In una lunga intervista rilasciata al Corriere, Faffapix, pseudonimo di Fabio Farati, racconta la sua esperienza con il noto influencer, svelando di aver lavorato per lui
Gianluca Vacchi era il capo di Fabio Farati, content creator di 27 anni, conosciuto come Faffapix, ex dipendente del noto influencer e imprenditore: ha lavorato per lui, e oggi, in una lunga intervista, ha svelato alcuni aneddoti di quell’esperienza. Prima di addentrarci nello stesso, vi presentiamo il giovane influencer che vanta oltre 17 milioni di follower. Già, avete letto bene. Nel 2019 ha scoperto di avere la Sindrome di Miller-Fisher ed è lì che ha capito che la sua vita era “cambiata”.
Abbandonò anche il lavoro, lui giura: “Non fui licenziato”. Oggi la sua vita è ulteriormente cambiata con i 17 milioni di follower che lo seguono tra i vari social, di cui 14 solo su TikTok. “Era il mio capo – parlando di Vacchi – lavoravo per l’azienda Ima (Industria Macchine Automatiche)”. Quella appartenente alla famiglia dell’imprenditore: “Quando lui passava, tutti chini a lavorare, poi alle spalle lo prendevano in giro”, ammette al Corriere della Sera.
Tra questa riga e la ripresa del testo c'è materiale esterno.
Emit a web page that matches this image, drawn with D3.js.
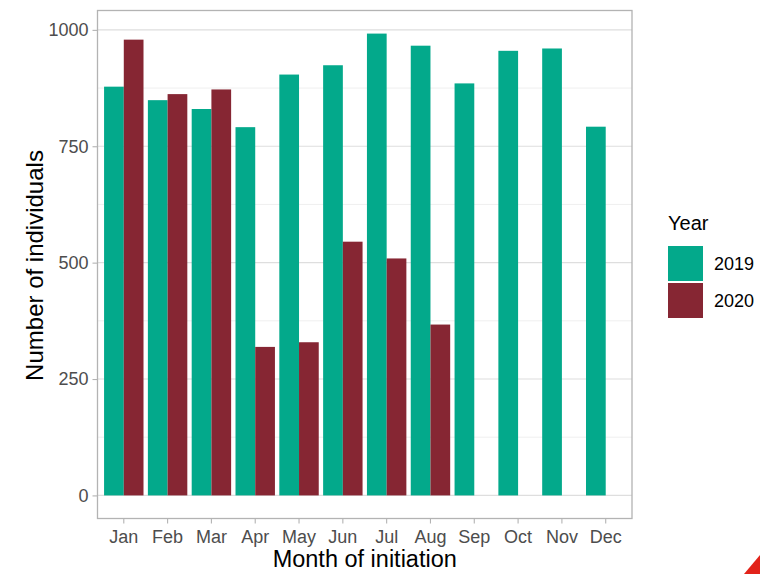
<!DOCTYPE html>
<html>
<head>
<meta charset="utf-8">
<script src="https://cdn.jsdelivr.net/npm/d3@7"></script>
<style>
  html, body { margin: 0; padding: 0; background: #ffffff; }
  svg { display: block; font-family: "Liberation Sans", Arial, sans-serif; }
</style>
</head>
<body>
<svg id="chart" width="760" height="574"></svg>
<script>
// ---- data ----
const months = ["Jan","Feb","Mar","Apr","May","Jun","Jul","Aug","Sep","Oct","Nov","Dec"];
const years = ["2019","2020"];
const values2019 = [878, 849, 830, 791, 904, 924, 992, 966, 885, 955, 960, 792];
const values2020 = [979, 862, 872, 319, 329, 545, 509, 367, null, null, null, null];
const yTicks = [0, 250, 500, 750, 1000];
const yMinorTicks = [125, 375, 625, 875];
const colors = ["#03A98B", "#862633"];

const rows = [];
months.forEach((m, i) => {
  if (values2019[i] != null) rows.push({ month: m, year: "2019", value: values2019[i] });
  if (values2020[i] != null) rows.push({ month: m, year: "2020", value: values2020[i] });
});

const svg = d3.select("#chart");
const panel = { left: 97.5, right: 632, top: 10.5, bottom: 518.5 };

const maxV = d3.max(rows, d => d.value);
const x = d3.scaleBand().domain(months).range([panel.left, panel.right])
  .paddingInner(0.1).paddingOuter(0.15);
const xInner = d3.scaleBand().domain(years).range([0, x.bandwidth()]).padding(0);
const y = d3.scaleLinear().domain([-0.05 * maxV, 1.05 * maxV]).range([panel.bottom, panel.top]);
const color = d3.scaleOrdinal().domain(years).range(colors);

// gridlines
const grid = svg.append("g");
grid.selectAll("line.minor").data(yMinorTicks).join("line")
  .attr("x1", panel.left).attr("x2", panel.right)
  .attr("y1", d => y(d)).attr("y2", d => y(d))
  .attr("stroke", "#EBEBEB").attr("stroke-width", 0.8);
grid.selectAll("line.major").data(yTicks).join("line")
  .attr("x1", panel.left).attr("x2", panel.right)
  .attr("y1", d => y(d)).attr("y2", d => y(d))
  .attr("stroke", "#DEDEDE").attr("stroke-width", 1.1);

// bars
svg.append("g").selectAll("rect").data(rows).join("rect")
  .attr("x", d => x(d.month) + xInner(d.year))
  .attr("width", xInner.bandwidth())
  .attr("y", d => y(d.value))
  .attr("height", d => y(0) - y(d.value))
  .attr("fill", d => color(d.year));

// panel border
svg.append("rect")
  .attr("x", panel.left).attr("y", panel.top)
  .attr("width", panel.right - panel.left).attr("height", panel.bottom - panel.top)
  .attr("fill", "none").attr("stroke", "#B3B3B3").attr("stroke-width", 1.3);

// axes
const xAxis = svg.append("g").attr("transform", `translate(0,${panel.bottom})`)
  .call(d3.axisBottom(x).tickSize(5).tickPadding(7));
const yAxis = svg.append("g").attr("transform", `translate(${panel.left},0)`)
  .call(d3.axisLeft(y).tickValues(yTicks).tickFormat(d3.format("d")).tickSize(5).tickPadding(4));
[xAxis, yAxis].forEach(a => {
  a.select(".domain").remove();
  a.selectAll(".tick line").attr("stroke", "#B3B3B3").attr("stroke-width", 1.1);
  a.selectAll(".tick text").attr("fill", "#4D4D4D").style("font-size", "18px")
    .style("font-family", "'Liberation Sans', Arial, sans-serif");
});

// axis titles
svg.append("text").attr("x", (panel.left + panel.right) / 2).attr("y", 567)
  .attr("text-anchor", "middle").style("font-size", "23.5px").attr("fill", "#000")
  .text("Month of initiation");
svg.append("text").attr("transform", `translate(43,${(panel.top + panel.bottom) / 2 + 1}) rotate(-90)`)
  .attr("text-anchor", "middle").style("font-size", "24px").attr("fill", "#000")
  .text("Number of individuals");

// legend
const legend = svg.append("g").attr("transform", "translate(668,0)");
legend.append("text").attr("x", 0).attr("y", 229.5).style("font-size", "20px").attr("fill", "#000").text("Year");
const keys = legend.selectAll("g.key").data(years).join("g")
  .attr("transform", (d, i) => `translate(0,${246 + i * 37})`);
keys.append("rect").attr("width", 35).attr("height", 35).attr("fill", d => color(d));
keys.append("text").attr("x", 46).attr("y", 17.5).attr("dy", "0.35em")
  .style("font-size", "18px").attr("fill", "#000").text(d => d);

// decorative corner shape
svg.append("polygon").attr("points", "744,574 760,555 760,574").attr("fill", "#E2231A");
</script>
</body>
</html>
Gianluca lo considerava come uno dei tantissimi dipendenti, non c’è mai stato modo di approfondire il rapporto professionale, men che meno una presunta amicizia. Poi, come d’incanto, si è interessato al ragazzo. In particolar modo quando ha visto che sapeva farci sul suo stesso campo: quello dei social. “Quando gli è arrivata la voce che un suo dipendente era una star di TikTok mi ha cercato”. Non solo: “Poi mi ha offerto un altro lavoro, da content creator per una sua azienda telefonica”. Fabio però ha rifiutato: “A lavorare da dipendete non torno più”. E come è andata? Come ha voluto il giovane, ovviamente: “Non sono più tornato all’Ima. Ho passato la convalescenza a fare quello che amavo: video per TikTok”.
Il licenziamento
Fabio giura, non fu licenziato. Lo ribadisce ancora: “Abbandonai perché avevo scoperto della sindrome”. Ecco il motivo per il quale ritiene questa presa di consapevolezza come un punto di svolta della sua carriera professionale, e non solo. Un appello ai suoi coetanei e anche ai più giovani, insomma “quelli della mia generazione”: “Non guardate solo lo stipendio, prima anche io ero così. Ora non più: essere felice mi rende già generoso. Ma i ragazzi in genere hanno stipendi bassi. E comunque non basta mai niente”.